There is a corruption investigation unfolding in America, one that could prove to be so big that it will take up the entire America Report this week.
The new Republican majority in the House of Representatives is making a difference in more ways than one. Not only are they fighting with Democrat President Joe Biden over the debt ceiling, but they are also investigating the president’s family for allegedly corrupt business dealings.
And this is getting big. It could prove to be as serious as Watergate.
In a press release on May 10th, the House Committee on Oversight and Accountability reports that its chairman, Representative James Comer (R-Ky), is in possession of bank records that detail “the Biden family’s influence peddling and business schemes.” The press release explains:
The Oversight Committee has obtained thousands of pages of financial records revealing the Biden family and associates’ complicated network of companies set up during Joe Biden’s vice presidency and the millions the Bidens received from foreign sources.
The press release accuses the Biden family of using “complicated transactions,” in other words moving money between multiple bank accounts in different financial institutions, in a scheme “to hide payments from foreign nationals.” Among the sources of that money are allegedly some with links to the Chinese Communist Party—which, if true, would effectively mean that Joe Biden has sold his political clout and power to a foreign adversary.
So far, nobody has spelled out that accusation, but it is brimming just under the surface of the statement from the Oversight Committee. Its chairman, James Comer, points in that very direction:
The Bidens’ foreign entanglements are breathtaking and raise serious questions about why foreign actors targeted the Biden family, what they expected in return, and whether our national security is threatened.
Again: as unthinkable as it may seem, especially to many who voted for Biden, we now have to entertain the possibility that the Oversight Committee will prove that Joe Biden has sold his political influence to the Chinese government.
This opens up a sensational continuum of possibilities, at the far end of which lies high treason. I cannot imagine that Biden would betray America for a little bit of money, but this press release from the Oversight Committee is so serious that things that were unthinkable might not be so unthinkable anymore.

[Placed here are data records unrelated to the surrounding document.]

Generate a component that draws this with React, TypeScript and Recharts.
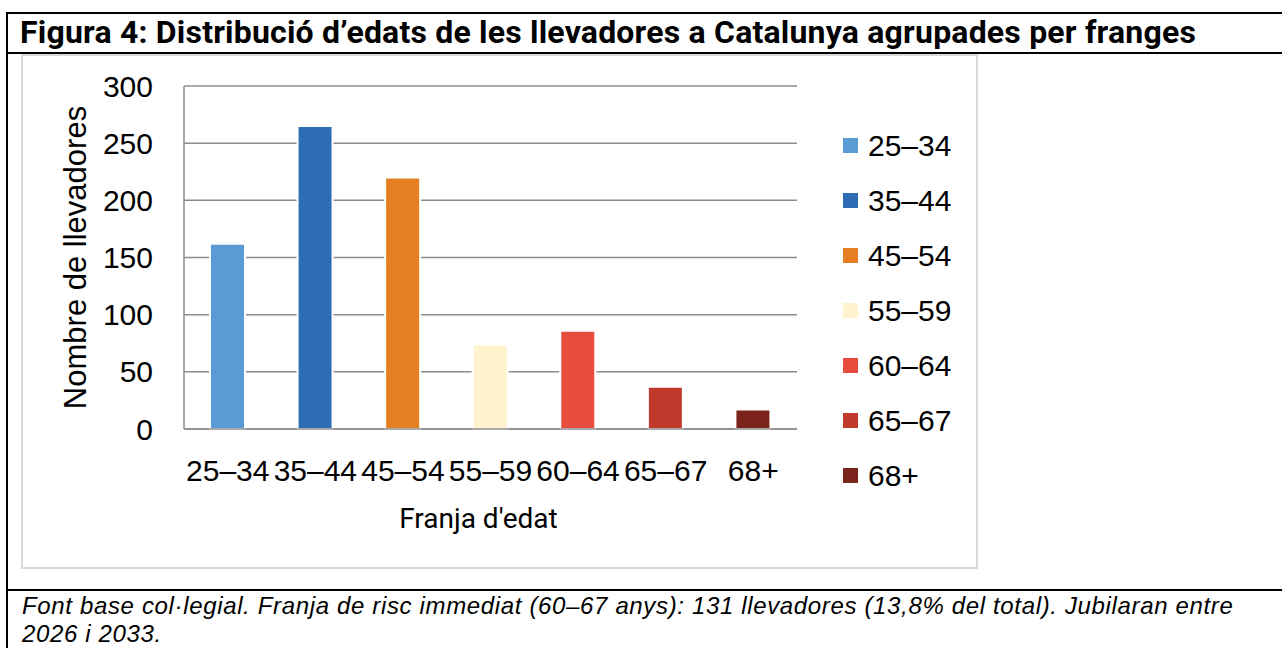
import React from 'react';
import { BarChart, Bar, XAxis, YAxis, CartesianGrid, Cell, Legend } from 'recharts';

const categories = ['25–34', '35–44', '45–54', '55–59', '60–64', '65–67', '68+'];
const counts = [162, 265, 220, 74, 86, 37, 17];
const colors = ['#5B9BD5', '#2E6DB4', '#E67E22', '#FFF2CC', '#E74C3C', '#C0392B', '#7B241C'];
const yTicks = [0, 50, 100, 150, 200, 250, 300];

const titleText = 'Figura 4: Distribució d’edats de les llevadores a Catalunya agrupades per franges';
const yLabel = 'Nombre de llevadores';
const xLabel = "Franja d'edat";
const noteLine1 = 'Font base col·legial. Franja de risc immediat (60–67 anys): 131 llevadores (13,8% del total). Jubilaran entre';
const noteLine2 = '2026 i 2033.';

const data = categories.map((c, i) => ({ franja: c, value: counts[i] }));

const AXIS_FONT = '"Liberation Sans", Arial, sans-serif';
const GRID = '#8c8c8c';

const LegendContent = () => (
  <div style={{ fontFamily: AXIS_FONT, fontSize: 30, color: '#000' }}>
    {categories.map((c, i) => (
      <div key={c} style={{ height: 55, display: 'flex', alignItems: 'center' }}>
        <span style={{ display: 'inline-block', width: 15, height: 15, background: colors[i], marginRight: 10 }} />
        <span style={{ lineHeight: 1 }}>{c}</span>
      </div>
    ))}
  </div>
);

export default function App() {
  return (
    <div style={{ position: 'absolute', left: 0, top: 0, width: 1282, height: 648, background: '#fff', overflow: 'hidden' }}>
      {/* frame lines */}
      <div style={{ position: 'absolute', left: 6, top: 12, width: 2, height: 636, background: '#000' }} />
      <div style={{ position: 'absolute', left: 6, top: 12, width: 1276, height: 2, background: '#000' }} />
      <div style={{ position: 'absolute', left: 6, top: 52, width: 1276, height: 2, background: '#000' }} />
      <div style={{ position: 'absolute', left: 6, top: 589, width: 1276, height: 2, background: '#000' }} />
      {/* title */}
      <div style={{ position: 'absolute', left: 20, top: 16, fontFamily: 'Roboto, sans-serif', fontWeight: 700, fontSize: 32, letterSpacing: 0.2, lineHeight: 1, color: '#000', whiteSpace: 'nowrap' }}>
        {titleText}
      </div>
      {/* inner chart box */}
      <div style={{ position: 'absolute', left: 21, top: 54, width: 957, height: 515, border: '2px solid #d9d9d9', boxSizing: 'border-box' }} />
      <div style={{ position: 'absolute', left: 21, top: 54, width: 957, height: 515 }}>
        <BarChart width={957} height={515} data={data} margin={{ top: 32, right: 181, left: 0, bottom: 30 }}>
          <CartesianGrid vertical={false} stroke={GRID} strokeWidth={1.5} />
          <XAxis
            dataKey="franja"
            tickLine={false}
            tickSize={0}
            tickMargin={31}
            height={110}
            axisLine={{ stroke: GRID, strokeWidth: 1.5 }}
            tick={{ fill: '#000', fontSize: 30, fontFamily: AXIS_FONT }}
            interval={0}
            label={{ value: xLabel, position: 'insideBottom', offset: 11, dx: -12, fill: '#000', fontSize: 28, fontFamily: 'Roboto, sans-serif' }}
          />
          <YAxis
            domain={[0, 300]}
            ticks={yTicks}
            width={163}
            tickLine={false}
            tickSize={0}
            tickMargin={31}
            axisLine={{ stroke: GRID, strokeWidth: 1.5 }}
            tick={{ fill: '#000', fontSize: 30, fontFamily: AXIS_FONT }}
            label={{ value: yLabel, angle: -90, position: 'insideLeft', offset: 54, fill: '#000', fontSize: 31, fontFamily: AXIS_FONT, style: { textAnchor: 'middle' } }}
          />
          <Legend
            layout="vertical"
            align="center"
            verticalAlign="middle"
            wrapperStyle={{ left: 822, top: 64, width: 150 }}
            content={LegendContent}
          />
          <Bar dataKey="value" barSize={35} stroke="#ffffff" strokeWidth={2} isAnimationActive={false}>
            {data.map((d, i) => (
              <Cell key={d.franja} fill={colors[i]} />
            ))}
          </Bar>
        </BarChart>
      </div>
      {/* footnote */}
      <div style={{ position: 'absolute', left: 22, top: 592, fontFamily: '"Liberation Sans", Arial, sans-serif', fontStyle: 'italic', fontSize: 24, letterSpacing: 0.65, lineHeight: '28px', color: '#000', whiteSpace: 'nowrap' }}>
        <div>{noteLine1}</div>
        <div>{noteLine2}</div>
      </div>
    </div>
  );
}
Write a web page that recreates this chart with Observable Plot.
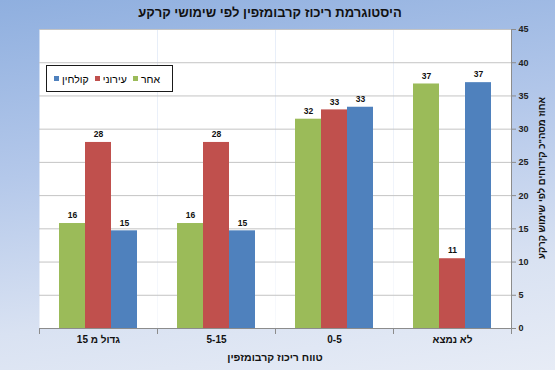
<!DOCTYPE html>
<html><head><meta charset="utf-8">
<script src="https://cdn.jsdelivr.net/npm/d3@7"></script>
<script src="https://cdn.jsdelivr.net/npm/@observablehq/plot@0.6"></script>
<style>
body{margin:0;}
#wrap{position:relative;width:555px;height:370px;overflow:hidden;
 background:linear-gradient(172deg,#8fafdf 0%,#b4c8ea 40%,#d9e2f2 75%,#e7ecf6 100%);
 font-family:"Liberation Sans",Arial,sans-serif;color:#111;}
#wrap svg{position:absolute;left:0;top:0;z-index:1;}
.t{position:absolute;z-index:2;direction:rtl;text-align:center;font-weight:bold;white-space:nowrap;}
#title{left:0;width:540px;top:5px;font-size:13px;line-height:16px;}
#xtitle{left:0;width:550px;top:350px;font-size:10.5px;line-height:14px;}
#ytitle{left:442px;width:200px;top:171px;height:14px;font-size:9.5px;line-height:14px;transform:rotate(-90deg);}
#legend{position:absolute;z-index:3;left:46px;top:65px;width:106px;height:25px;background:#fff;border:1px solid #1a1a1a;
 display:flex;direction:rtl;align-items:center;justify-content:space-between;padding:0 12px 0 7px;box-sizing:content-box;font-size:10.5px;color:#000;}
#legend .it{display:flex;align-items:center;gap:3px;}
#legend .sw{width:5px;height:5px;display:inline-block;}
</style></head>
<body><div id="wrap">
<div id="title" class="t"></div>
<div id="xtitle" class="t"></div>
<div id="ytitle" class="t"></div>
<div id="legend"></div>
</div>
<script>
const categories = ["גדול מ 15", "5-15", "0-5", "לא נמצא"];
const series = ["אחר", "עירוני", "קולחין"];
const seriesColors = ["#9bbb59", "#c0504d", "#4f81bd"];
const valuesOther    = [15.8, 15.8, 31.5, 36.8];
const valuesUrban    = [28.0, 28.0, 32.9, 10.5];
const valuesEffluent = [14.7, 14.7, 33.3, 37.0];
const labelsOther    = [16, 16, 32, 37];
const labelsUrban    = [28, 28, 33, 11];
const labelsEffluent = [15, 15, 33, 37];
const yTicks = [0, 5, 10, 15, 20, 25, 30, 35, 40, 45];
const title = "היסטוגרמת ריכוז קרבומזפין לפי שימושי קרקע";
const xTitle = "טווח ריכוז קרבומזפין";
const yTitle = "אחוז מסה\"כ קידוחים לפי שימוש קרקע";

const seriesValues = [valuesOther, valuesUrban, valuesEffluent];
const seriesLabels = [labelsOther, labelsUrban, labelsEffluent];
const data = [];
categories.forEach((c, i) => series.forEach((s, j) => data.push({cat: c, series: s, value: seriesValues[j][i], label: seriesLabels[j][i]})));

const font = "'Liberation Sans', Arial, sans-serif";
const chart = Plot.plot({
  width: 555, height: 370,
  marginTop: 29, marginBottom: 42, marginLeft: 38, marginRight: 43,
  style: {background: "transparent", fontFamily: font, overflow: "visible"},
  fx: {domain: categories, padding: 0, label: null},
  x: {domain: series, paddingInner: 0, paddingOuter: 0.69, axis: null},
  y: {domain: [0, 45], axis: null},
  color: {domain: series, range: seriesColors},
  marks: [
    Plot.frame({fill: "white", stroke: null}),
    Plot.gridY(yTicks.slice(1), {stroke: "#c4c4c4", strokeOpacity: 1}),
    Plot.barY(data, {fx: "cat", x: "series", y: "value", fill: "series"}),
    Plot.text(data, {fx: "cat", x: "series", y: "value", text: "label", dy: -8, fontWeight: "bold", fontSize: 8.5, fill: "#111"}),
    Plot.ruleY([0], {stroke: "#8c8c8c"}),
    Plot.frame({anchor: "left", stroke: "#8c8c8c", insetTop: 299, insetBottom: -5}),
    Plot.frame({anchor: "right", stroke: "#8c8c8c", insetTop: 299, insetBottom: -5}),
    Plot.frame({anchor: "right", stroke: "#8c8c8c", facet: "super"}),
    Plot.axisY(yTicks, {anchor: "right", tickSize: 4, tickPadding: 3, stroke: "#8c8c8c", fill: "#222", fontWeight: "bold", fontSize: 9, label: null}),
    Plot.axisFx({anchor: "bottom", tickSize: 0, tickPadding: 7, fontWeight: "bold", fontSize: 10, fill: "#111", label: null})
  ]
});
document.getElementById("wrap").appendChild(chart);
document.getElementById("title").textContent = title;
document.getElementById("xtitle").textContent = xTitle;
document.getElementById("ytitle").textContent = yTitle;

const legend = document.getElementById("legend");
series.forEach((s, j) => {
  const it = document.createElement("div");
  it.className = "it";
  it.innerHTML = `<span>${s}</span><span class="sw" style="background:${seriesColors[j]}"></span>`;
  legend.appendChild(it);
});
</script></body></html>
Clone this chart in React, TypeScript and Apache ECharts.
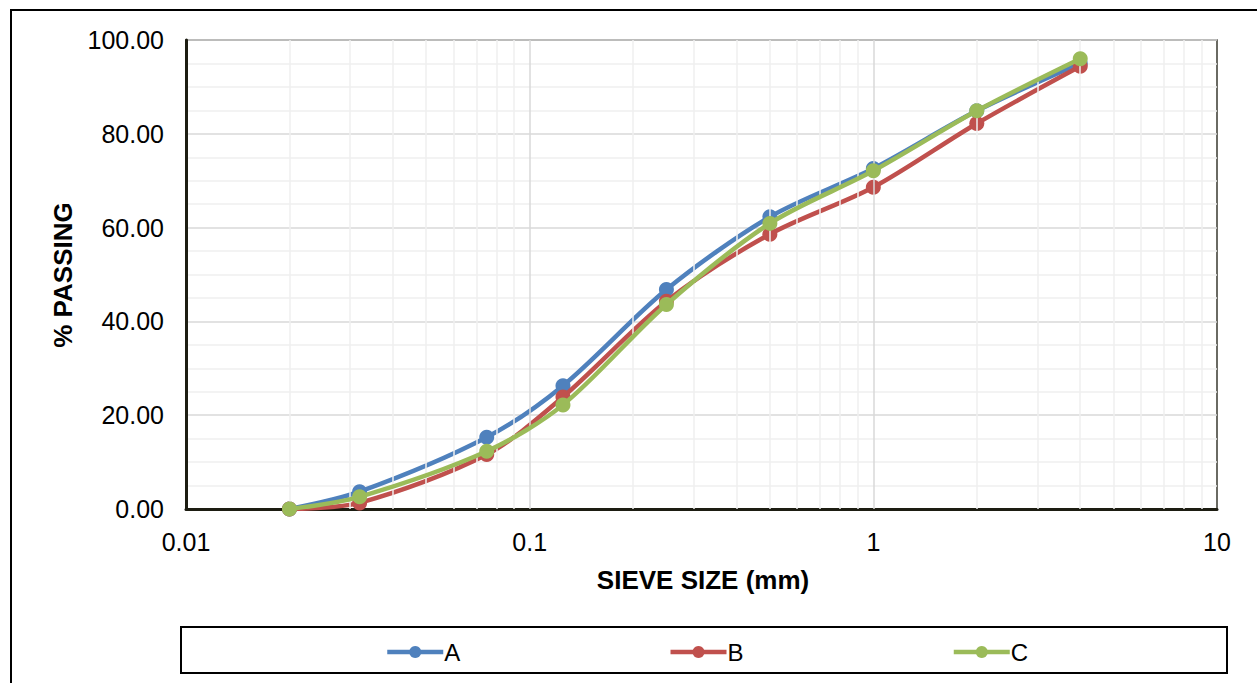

It is easy to dismiss a press release from a Congressional committee as just that: a statement of allegations with no substance. Some could even point to the January 6th committee, which in the end turned out to be nothing more than a pathetic political stunt. Is not the Oversight Committee of the same quality?
No, it is not. Unlike the J6 committee, this one is organized, seated, and operated entirely according to Congressional rules and standards. It is a bona fide investigative outfit, working within the boundaries of the powers of the legislative branch of government. For this reason alone, it would be a grave mistake to dismiss its findings as just a political stunt.
Furthermore, anyone with knowledge of the inner workings of American politics knows that allegations like this do not just float around without substance to them. You don’t just lob serious accusations like these at a person in power—and certainly not against a president who came to Washington as a U.S. senator in 1973.
This is a man who has entrenched himself in the political inner circles over a period of 50 years. He has more connections than almost anyone in that town. On top of that, Washington is filled to the brim with lawyers of all political colors, ready to use the legal system in an instant against the adversaries of their political masters. If Congressman Comer used the Oversight Committee to even hint at these allegations without having anything substantive to back them up, he would be finished in politics.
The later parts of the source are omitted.